Storage tanks, whether petroleum tanks, chemical storage tanks or other flammable liquids or waste are known to be vulnerable to lightning strikes due to vapor. In a study completed in 2004/2005, of 480 petroleum storage tanks fires reviewed between 1951 and 2003, about one-third were attributed to lightning. Additional studies have found lightning to be a primary cause of the majority of Storage Tank fires. As lightning strikes are on the increase and the intensity is growing, hazardous liquids need to pay attention as do the storage facilities that store them.

How can facilities protect against lightning strikes?

Yes, oil tanks and or floating roof petroleum storage tanks (FRTs) can be protected from lightning. Awareness of these opportunities and services is the first step in preventing explosions and protecting assets. And the rapidly changing climate is predicted to cause more lightning strikes in many places worldwide, making it only more important to (re)evaluate the risks of a strike and the asses the potential direct and direct damage of a strike.

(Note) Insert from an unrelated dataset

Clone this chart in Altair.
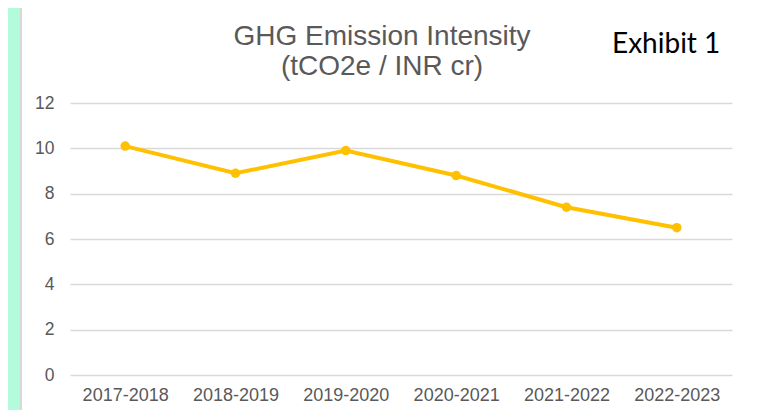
import altair as alt
import pandas as pd

years = ["2017-2018", "2018-2019", "2019-2020", "2020-2021", "2021-2022", "2022-2023"]
intensity = [10.1, 8.9, 9.9, 8.8, 7.4, 6.5]
title_lines = ["GHG Emission Intensity", "(tCO2e / INR cr)"]
exhibit = ["Exhibit 1"]
y_ticks = [0, 2, 4, 6, 8, 10, 12]

df = pd.DataFrame({"year": years, "value": intensity})

GRAY = "#595959"
LINE = "#FFC000"

x_enc = alt.X("year:N", sort=years, title=None,
              scale=alt.Scale(padding=0.5),
              axis=alt.Axis(labelAngle=0, domain=False, ticks=False, labelPadding=11,
                            labelFontSize=18, labelColor=GRAY, labelFont="Liberation Sans"))
y_enc = alt.Y("value:Q", title=None,
              scale=alt.Scale(domain=[0, 12], nice=False),
              axis=alt.Axis(values=y_ticks, domain=False, ticks=False, labelPadding=16,
                            labelFontSize=17.5, labelColor=GRAY, labelFont="Liberation Sans",
                            grid=True, gridColor="#d9d9d9", gridWidth=1.5))

line = alt.Chart(df).mark_line(color=LINE, strokeWidth=4).encode(x=x_enc, y=y_enc)
pts = alt.Chart(df).mark_point(filled=True, color=LINE, size=90, opacity=1).encode(x=x_enc, y=y_enc)

strip = alt.Chart(pd.DataFrame({"a": [0]})).mark_rect(color="#B3FCDB").encode(
    x=alt.value(-80), x2=alt.value(-50), y=alt.value(-120), y2=alt.value(330))
edge = alt.Chart(pd.DataFrame({"a": [0]})).mark_rule(color="#d9d9d9", strokeWidth=2).encode(
    x=alt.value(-49), y=alt.value(-99), y2=alt.value(330))

t1 = alt.Chart(pd.DataFrame({"t": [title_lines[0]]})).mark_text(
    fontSize=28, font="Liberation Sans", color=GRAY, align="center", baseline="alphabetic").encode(
    text="t:N", x=alt.value(312), y=alt.value(-58))
t2 = alt.Chart(pd.DataFrame({"t": [title_lines[1]]})).mark_text(
    fontSize=28, font="Liberation Sans", color=GRAY, align="center", baseline="alphabetic").encode(
    text="t:N", x=alt.value(312), y=alt.value(-28))
t3 = alt.Chart(pd.DataFrame({"t": exhibit})).mark_text(
    fontSize=28, font="Lato", color="#000000", align="left", baseline="alphabetic").encode(
    text="t:N", x=alt.value(542), y=alt.value(-50))

chart = alt.layer(strip, edge, line, pts, t1, t2, t3).properties(
    width=662, height=272,
    autosize=alt.AutoSizeParams(type="none"),
    padding={"left": 62, "top": 95, "right": 21, "bottom": 35},
    background="white",
).configure_view(stroke=None)

chart.save("out.html", embed_options={"renderer": "svg", "actions": False})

Lightning protection systems for FRTs should do more than just intercept incoming lightning strikes which are still likely to cause ignition of the tanks’ contents. A total FRT lightning protection system (LPS) should be designed to eliminate all lightning related direct and indirect risks.

Risk Management Analysis and Solutions

Lightning protection of FRTs requires risk management analysis. A tank owner not willing to accept any risk of lightning related damages should implement both DAS and RGA systems.

However, an FRT owner may accept some level of lightning risk. The likelihood of a lightning strike terminating in the vicinity of an FRT is greater than the likelihood of a lightning strike terminating directly on an FRT. In this situation, LEC recommends that the RGA solution be implemented first, providing a high level of risk reduction.  If needed, DAS can be added there after. If the FRT owner desires to eliminate the total lightning-related risk, then both DAS and RGA systems should be installed.